Sun Life may sell off GRE business
The operation contributed pounds 435m of premium income last year and employs 1,200 staff.
Sun Life, which yesterday posted its offer document to GRE shareholders, has also increased its estimate of annual savings likely to flow from the integration of the GRE businesses from pounds 50m to pounds 55m.
Mark Wood, Sun Life chief executive, said yesterday the group would not be integrating GRE's life activities with its existing life and pensions operations, and has instead placed the business in strategic review.
Sun Life - quoted in London but majority owned by AXA, the French insurance giant - pre-sold GRE's US and German businesses ahead of last month's agreed takeover to Liberty Mutual and AXA Colonia respectively.
Mr Wood said that, while a sale was currently not the most likely outcome, all options were being considered. It is hoped to complete the review in five months. He said: "We have had a chance to consider the options. But at the end of the review we will have a clear view as to how we hope to move forward."

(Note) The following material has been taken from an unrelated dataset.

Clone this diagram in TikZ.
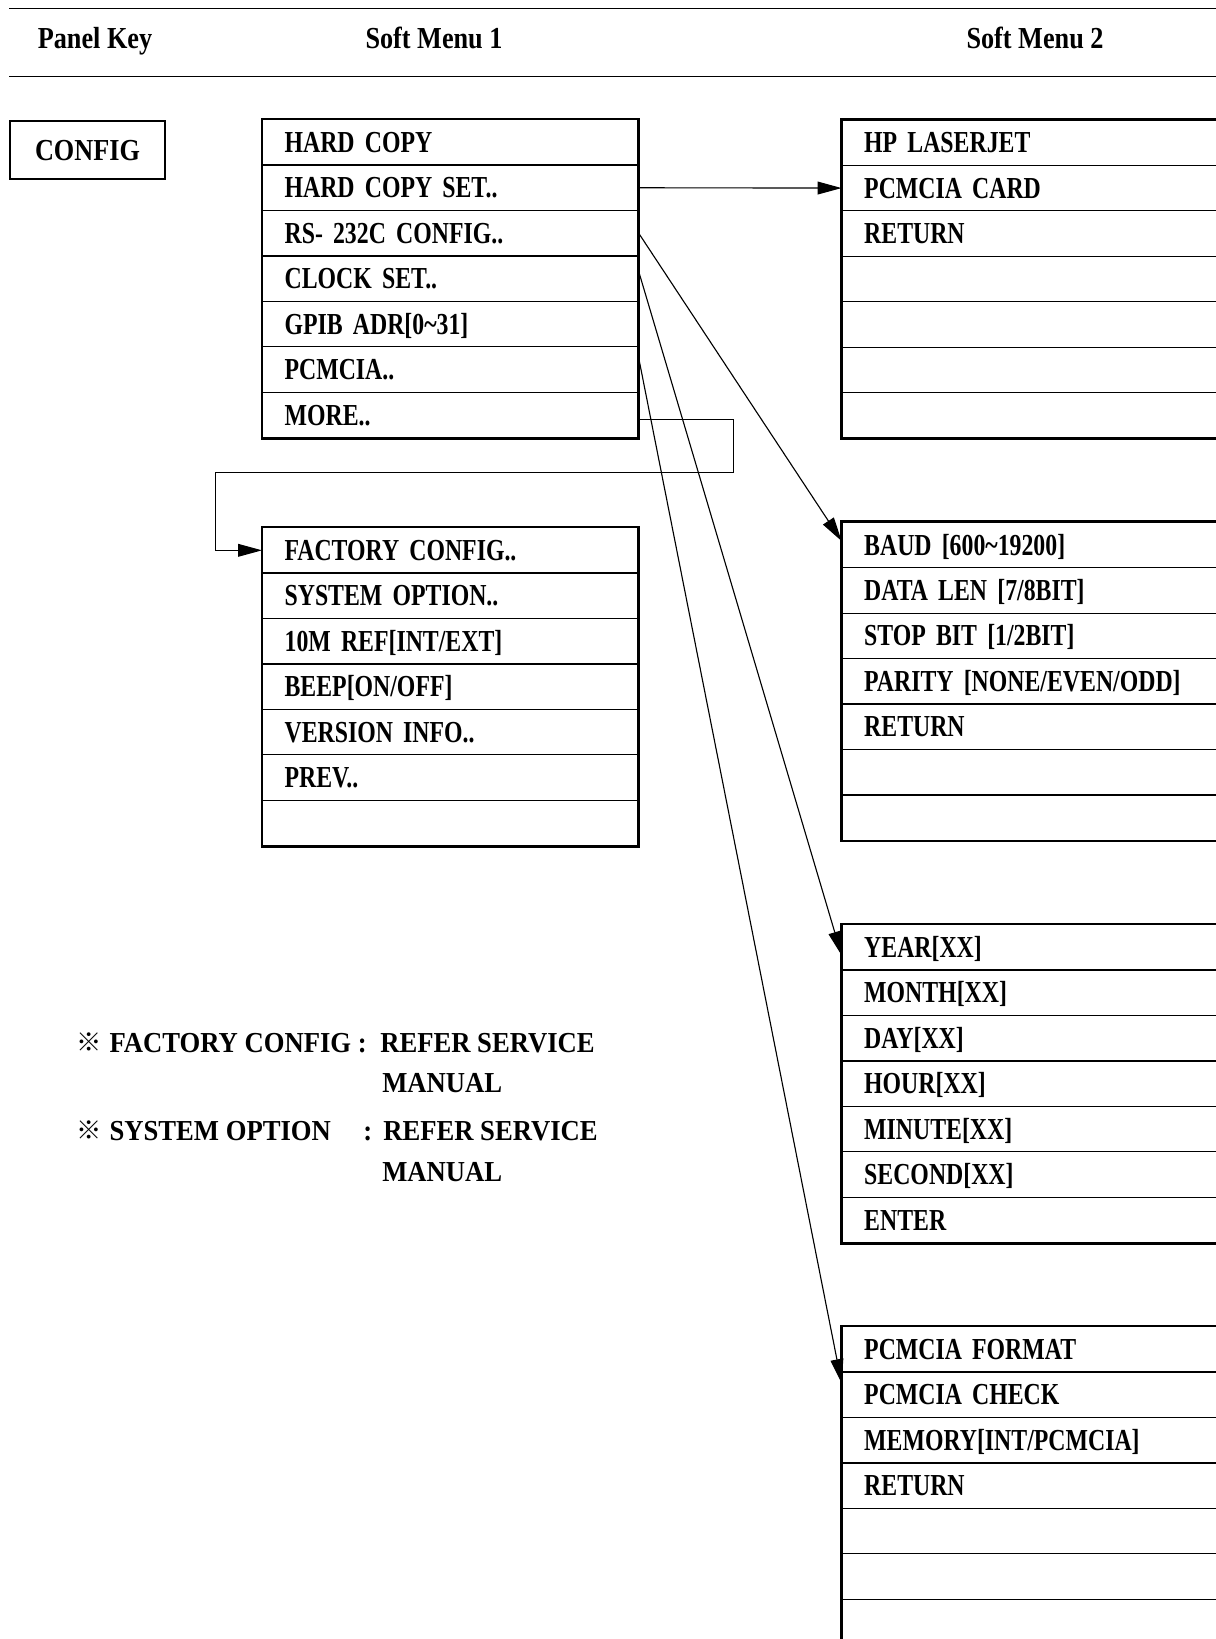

The group is also reviewing its options for GRE's Irish business, which is the biggest general insurer in Ireland. Some observers said it was the most attractive part of the entire GRE operation. The Irish business has total annual premium income of pounds 220m.
Mr Wood said the group believed that by improving the underwriting performance in the GRE businesses to the levels achieved by Sun Life, the group would be able to improve returns and meet the demanding hurdle rates set by AXA. He said the GRE deal would boost earnings even if general insurance rates remained flat for the next two years.
"This is a turnaround story," he said. "What we believe the deal enables us to do is to achieve economies of scale and compete at ever decreasing levels of margins."
Sun Life has now completed the integration of the Sun Life and AXA Equity & Law businesses following the 1997 merger. The group said yesterday that 90 per cent of the original objectives had been met and cost savings were now projected to be running at pounds 47m a year - pounds 10m more than planned.
Year's operating profits for the group as a whole were up by 14 per cent to pounds 247.1m, with cost savings and a strong performance on the life and asset management sides making up for weaker general insurance; this suffered a pounds 35m underwriting loss. The previous year has been restated pro-forma as if Equity & Law had been included for the entire year.
Pre-tax, the group reported profits down from pounds 363.3m to pounds 325.6m, a fall of 11 per cent. The total dividend for the year is 13.5p a share, an increase of 15 per cent.